Shameful. Disgraceful. Embarrassing. Sickening.

I suppose there are viewers who found Thursday night’s Republican debate in Detroit entertaining, but halfway through last night’s carnival of personal, childish insults, I actually felt nauseous. One of the four men on the debate stage — well, three of the four men on stage last night; I feel for you, John Kasich, I really do — will be the Republican nominee for president, and thus potentially will be president.

To compare Ted Cruz, Marco Rubio and Donald Trump to the Three Stooges is to insult the Three Stooges. Nonetheless:

The debate was also insufferable, but that adjective applies mostly to the live audience — booing, hissing and cheering — and, as usual, Cruz.

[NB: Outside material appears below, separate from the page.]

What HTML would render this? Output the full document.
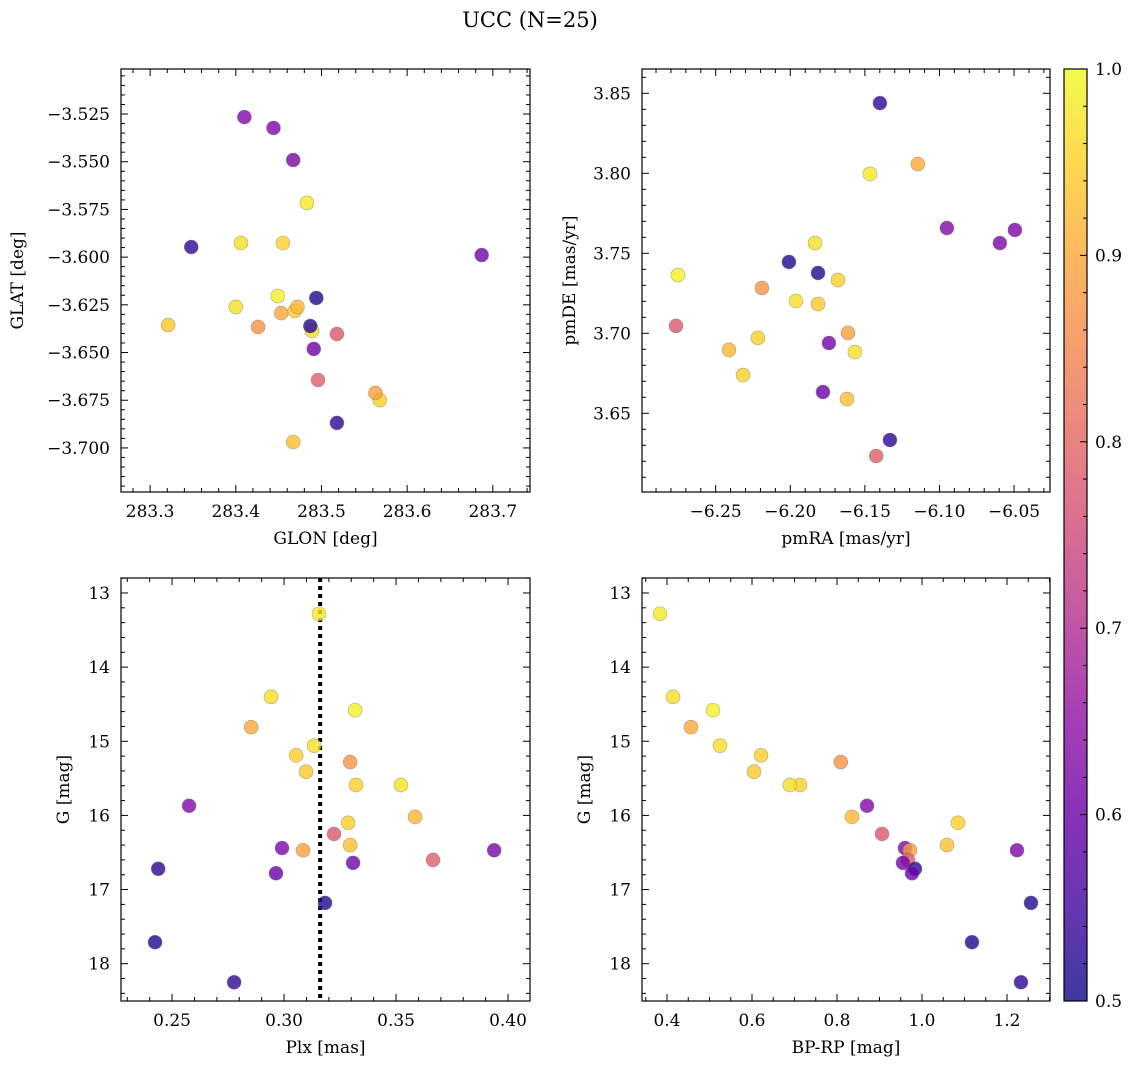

Though Cruz’s insufferableness did set up the only moment of genuine wit in a debate that began with Trump bragging about the size of his penis:

“Donald, please. I know it’s hard not to interrupt. But try. Breathe, breathe, breathe,” Cruz told Trump as Trump talked over him. “You can do it. You can breathe. I know it’s hard. I know it’s hard.”

Rubio, off camera and delivering the night’s second-best line: “When they’re done with the yoga, can I answer a question?”

Cruz: “I really hope that we don’t see yoga on this stage.”

Rubio, with the night’s best line, referencing an earlier answer by Trump: “Well, he’s very flexible, so you never know.”

Fox News has been solid through all the debates it has hosted. Last night’s moderators — Bret Baier, Megyn Kelly and Chris Wallace — were prepared, knowledgeable and obviously had watched John Oliver’s takedown of “Donald Drumpf” earlier in the week:

Kelly was especially sharp. Her exchange with Trump, in which she pushed Trump to explain his statements in three video clips showing him contradicting himself on Afghanistan and other issues, was the kind of debate question we should see more often.

And yet, as much as I appreciated the questions asked by Fox’s panel, a point arrived where it seemed as though Fox was doing the hapless Republican establishment’s bidding and trying to take down Trump. The moderators didn’t press Rubio and Cruz with the same detail or vigor. For example, Cruz repeated his pants-on-fire claim about Obamacare as a killer of millions of jobs and no one challenged him on it.

Trump is winning, but as The Associated Press reported, he’s not yet on track to secure the Republican nomination. The Republican establishment desperately continues to search for a way to stop Trump without suffering severe blowback from Trump’s voters, who already suffer, not entirely unreasonably, from the sense of betrayal.

And yet, despite all the fretting — despite the #NeverTrump movement on Twitter — if Trump wins the nomination, Republicans will be there to rally behind him. At the end of last night’s debate, Cruz, Rubio and Kasich (listed here in order of the begrudging enthusiasm, from least to most, with which they answered the question) said they would back Trump if Trump were the nominee.

Trump might be a phony and a fraud and a con artist. But he’s the Republicans’ phony and fraud and con artist. So the personal insults may not prove to be so personal after all. It’s just politics.